February 6, 2020
Be able to define or describe the following terms in a sentence or two and/or highlight two or three key points (such as might be included in a multiple-choice or matching-type question).
|Alexander the Great||Source Criticism||Parenesis||Triumphal Entry|
|Hellenization||Form Criticism||Desposynoi||Last Supper|
|Pharisees||Redaction Criticism||Faith and Works||Great Commission|
|Sadducees||Orality vs. Textuality||Wisdom||Antitheses|
|Jesus of History vs. Christ of Faith||Synoptic Problem||Sermon on the Mount|
|No Quest||Gospel||Lord’s Prayer (Our Father)|
|New Quest||Synoptic Gospels||Petrine Doctrine|
|Third Quest||Christology||Passion Predictions|
Points to Ponder
Below is a brief summary of the major topics we have discussed in class.
- What do scholars mean when they speak of the relationship between the “Jesus of history” and the “Christ of faith”? What were the major periods or phases of the “quests of the historical Jesus”? Who were the key figures? What are the strengths and weaknesses of each period? What are criteria of authenticity?
- Historically speaking, how did the written Gospels come to be? What may have been happening during the period of oral transmission of Jesus materials? How confident can we be about the general reliability of the Gospel narratives?
- What is the “Synoptic problem”? What is Q? Be able to suggest some reasons there are four Gospels rather than one.
- How did hellenization influence the development of Jewish history and religion in the ancient world? What is the difference between a Pharisee and a Sadducee? Generally speaking, what factors might a Christian need to keep in mind while studying the Jewish context of the New Testament?
- How do you account for the central place the Gospel of Matthew enjoyed for much of Christian history? What features of the Gospel may have contributed to this role? What can be inferred about the community of believers for whom Matthew was written? What were some of their concerns?
- What does the Gospel of Matthew have to say about “righteousness” and/or “law” in the context of early Christianity? Is Matthew’s message “harder” or “easier” than what contemporary Jews were saying? Explain.
- Discuss the Sermon on the Mount as a summary of Jesus’ teachings about righteousness (or ethics). What seem to be the major themes of this section of Matthew?

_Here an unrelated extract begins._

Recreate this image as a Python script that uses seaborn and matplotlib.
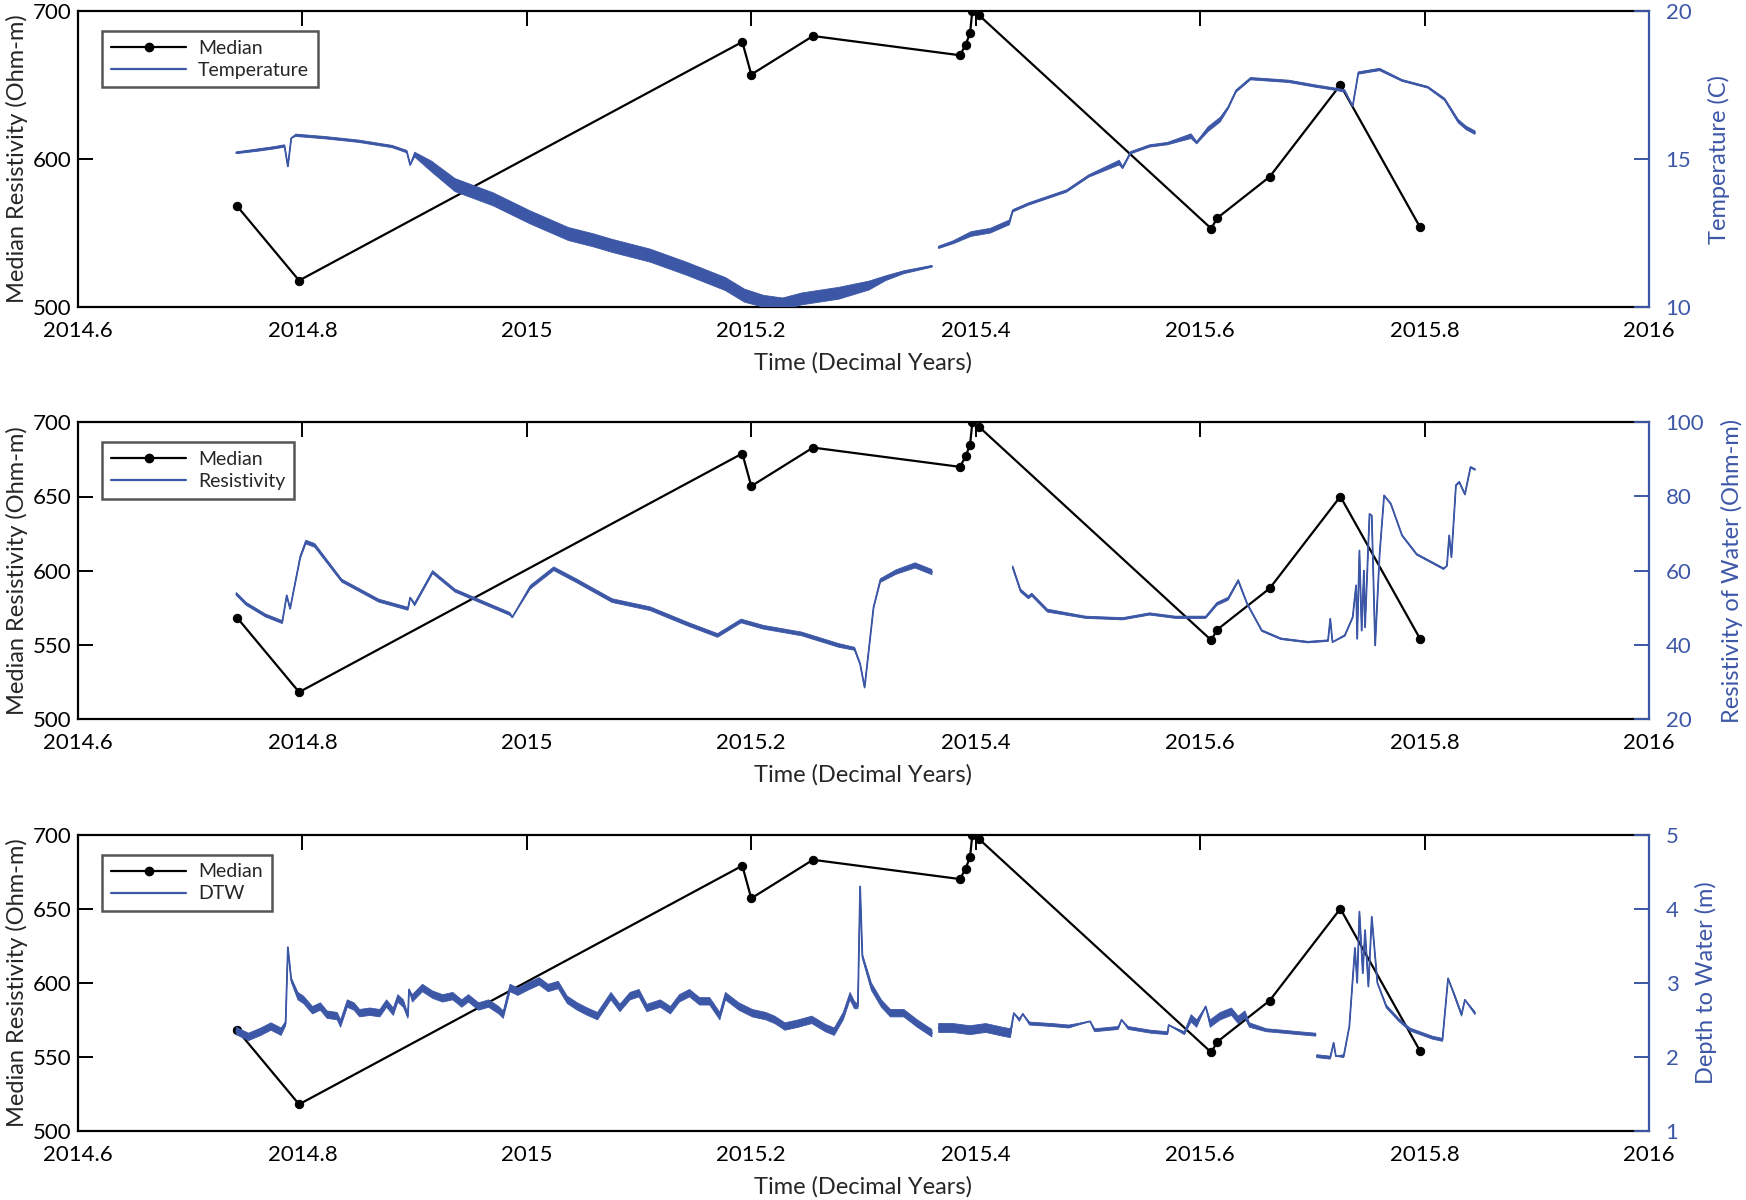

- What are the major themes of the book of James? What points of similarity do you find between James, the Gospel of Matthew, and the Didache? Discuss James and Paul as different voices in the early church’s debates about faith and works.
Format of the Exam
Part I. Thirty-five multiple-choice questions worth four points each, based on the key terms listed above and assigned Scripture readings (140 points).
Part II. One essay question (60 points). You will have a choice between two of the following questions:
- Discuss the “problem of the historical Jesus” and scholarly attempts to address that problem in modern times. How have the various quests helped to refine our understanding of the Jesus of history? Which proposals seem most reasonable to you, and why?
- Describe the development of the Gospels from the period of oral transmission to the writing of Matthew, Mark, and Luke. How was the story of Jesus transmitted in the early churches? What can be said about the accuracy of these traditions? What New Testament evidence provides insight into what was going on during this period?
- You are a Jew living in the land of Israel during the time of Jesus. Describe your religious outlook with special attention to the diversity within Judaism in this era. What values, practices, institutions, etc. are most central to the expression of your faith? Finally, what is your evaluation of Jesus of Nazareth as a fellow Jew?
- Discuss the depiction of Jesus in the Gospel of Matthew. How does Matthew handle the Jesus traditions he has received? What seem to be the key elements of his story of Jesus, and how can this shed light on the situation in which the Gospel was written?
- Provide a basic introduction to the book of James, discussing its overall message and why this message might be appealing to its intended audience.